CHALLENGE: Leave out the images; return the rest of the data exactly.

DATA SEGMENT:
● ● ● ● ●

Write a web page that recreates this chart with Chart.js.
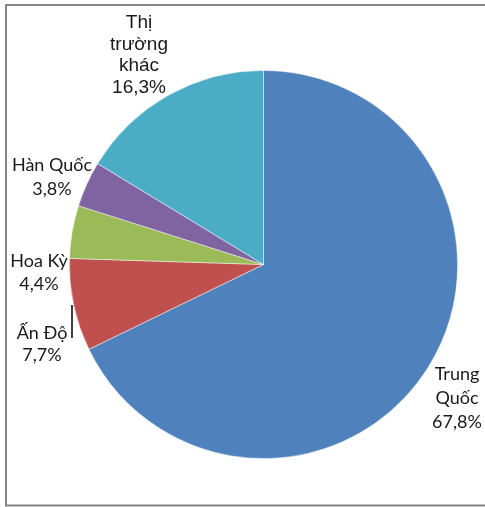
<!DOCTYPE html>
<html>
<head>
<meta charset="utf-8">
<script src="https://cdn.jsdelivr.net/npm/chart.js@4.4.1/dist/chart.umd.min.js"></script>
<style>
  html, body { margin: 0; padding: 0; background: #ffffff; }
  #wrap { width: 485px; height: 507px; position: relative; }
</style>
</head>
<body>
<div id="wrap"><canvas id="c" width="485" height="507"></canvas></div>
<script>
const categories = ["Trung Quốc", "Ấn Độ", "Hoa Kỳ", "Hàn Quốc", "Thị trường khác"];
const values = [67.8, 7.7, 4.4, 3.8, 16.3];
const labelLines = [
  ["Trung", "Quốc", "67,8%"],
  ["Ấn Độ", "7,7%"],
  ["Hoa Kỳ", "4,4%"],
  ["Hàn Quốc", "3,8%"],
  ["Thị", "trường", "khác", "16,3%"]
];
const colors = ["#4F81BD", "#C0504D", "#9BBB59", "#8064A2", "#4BACC6"];

// label layout (page coordinates of first-line centre, line height, font)
const labelLayout = [
  { x: 457, y: 374, lh: 24, font: "18px Lato" },
  { x: 42,  y: 333, lh: 22, font: "18px Lato" },
  { x: 39,  y: 261, lh: 23, font: "18px Lato" },
  { x: 52,  y: 165, lh: 24, font: "18px Lato" },
  { x: 139, y: 23,  lh: 21.5, font: "19px 'Liberation Sans', Arial" }
];

const decorPlugin = {
  id: 'decor',
  afterDraw(chart) {
    const ctx = chart.ctx;
    ctx.save();
    // frame
    ctx.strokeStyle = "#868686";
    ctx.lineWidth = 2;
    ctx.beginPath();
    ctx.moveTo(490, 5);
    ctx.lineTo(6, 5);
    ctx.lineTo(6, 505.5);
    ctx.lineTo(490, 505.5);
    ctx.stroke();
    // leader line for Ấn Độ
    ctx.strokeStyle = "#000000";
    ctx.lineWidth = 1.5;
    ctx.beginPath();
    ctx.moveTo(72, 305);
    ctx.lineTo(72, 338);
    ctx.stroke();
    // labels
    ctx.fillStyle = "#1a1a1a";
    ctx.textAlign = "center";
    ctx.textBaseline = "middle";
    labelLines.forEach((lines, i) => {
      const L = labelLayout[i];
      ctx.font = L.font;
      lines.forEach((t, j) => ctx.fillText(t, L.x, L.y + j * L.lh));
    });
    ctx.restore();
  }
};

new Chart(document.getElementById('c'), {
  type: 'pie',
  data: {
    labels: categories,
    datasets: [{
      data: values,
      backgroundColor: colors,
      borderColor: "rgba(255,255,255,0.6)",
      borderWidth: 0.8
    }]
  },
  options: {
    responsive: false,
    devicePixelRatio: 1,
    animation: false,
    rotation: 0,
    layout: { padding: { left: 68.5, right: 26.5, top: 70, bottom: 48 } },
    plugins: {
      legend: { display: false },
      tooltip: { enabled: false },
      title: { display: false }
    }
  },
  plugins: [decorPlugin]
});
</script>
</body>
</html>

● ● ● ● ●

RESPONSE TO THIS EXERCISE:
Write a web page that recreates this chart with Chart.js.
<!DOCTYPE html>
<html>
<head>
<meta charset="utf-8">
<script src="https://cdn.jsdelivr.net/npm/chart.js@4.4.1/dist/chart.umd.min.js"></script>
<style>
  html, body { margin: 0; padding: 0; background: #ffffff; }
  #wrap { width: 485px; height: 507px; position: relative; }
</style>
</head>
<body>
<div id="wrap"><canvas id="c" width="485" height="507"></canvas></div>
<script>
const categories = ["Trung Quốc", "Ấn Độ", "Hoa Kỳ", "Hàn Quốc", "Thị trường khác"];
const values = [67.8, 7.7, 4.4, 3.8, 16.3];
const labelLines = [
  ["Trung", "Quốc", "67,8%"],
  ["Ấn Độ", "7,7%"],
  ["Hoa Kỳ", "4,4%"],
  ["Hàn Quốc", "3,8%"],
  ["Thị", "trường", "khác", "16,3%"]
];
const colors = ["#4F81BD", "#C0504D", "#9BBB59", "#8064A2", "#4BACC6"];

// label layout (page coordinates of first-line centre, line height, font)
const labelLayout = [
  { x: 457, y: 374, lh: 24, font: "18px Lato" },
  { x: 42,  y: 333, lh: 22, font: "18px Lato" },
  { x: 39,  y: 261, lh: 23, font: "18px Lato" },
  { x: 52,  y: 165, lh: 24, font: "18px Lato" },
  { x: 139, y: 23,  lh: 21.5, font: "19px 'Liberation Sans', Arial" }
];

const decorPlugin = {
  id: 'decor',
  afterDraw(chart) {
    const ctx = chart.ctx;
    ctx.save();
    // frame
    ctx.strokeStyle = "#868686";
    ctx.lineWidth = 2;
    ctx.beginPath();
    ctx.moveTo(490, 5);
    ctx.lineTo(6, 5);
    ctx.lineTo(6, 505.5);
    ctx.lineTo(490, 505.5);
    ctx.stroke();
    // leader line for Ấn Độ
    ctx.strokeStyle = "#000000";
    ctx.lineWidth = 1.5;
    ctx.beginPath();
    ctx.moveTo(72, 305);
    ctx.lineTo(72, 338);
    ctx.stroke();
    // labels
    ctx.fillStyle = "#1a1a1a";
    ctx.textAlign = "center";
    ctx.textBaseline = "middle";
    labelLines.forEach((lines, i) => {
      const L = labelLayout[i];
      ctx.font = L.font;
      lines.forEach((t, j) => ctx.fillText(t, L.x, L.y + j * L.lh));
    });
    ctx.restore();
  }
};

new Chart(document.getElementById('c'), {
  type: 'pie',
  data: {
    labels: categories,
    datasets: [{
      data: values,
      backgroundColor: colors,
      borderColor: "rgba(255,255,255,0.6)",
      borderWidth: 0.8
    }]
  },
  options: {
    responsive: false,
    devicePixelRatio: 1,
    animation: false,
    rotation: 0,
    layout: { padding: { left: 68.5, right: 26.5, top: 70, bottom: 48 } },
    plugins: {
      legend: { display: false },
      tooltip: { enabled: false },
      title: { display: false }
    }
  },
  plugins: [decorPlugin]
});
</script>
</body>
</html>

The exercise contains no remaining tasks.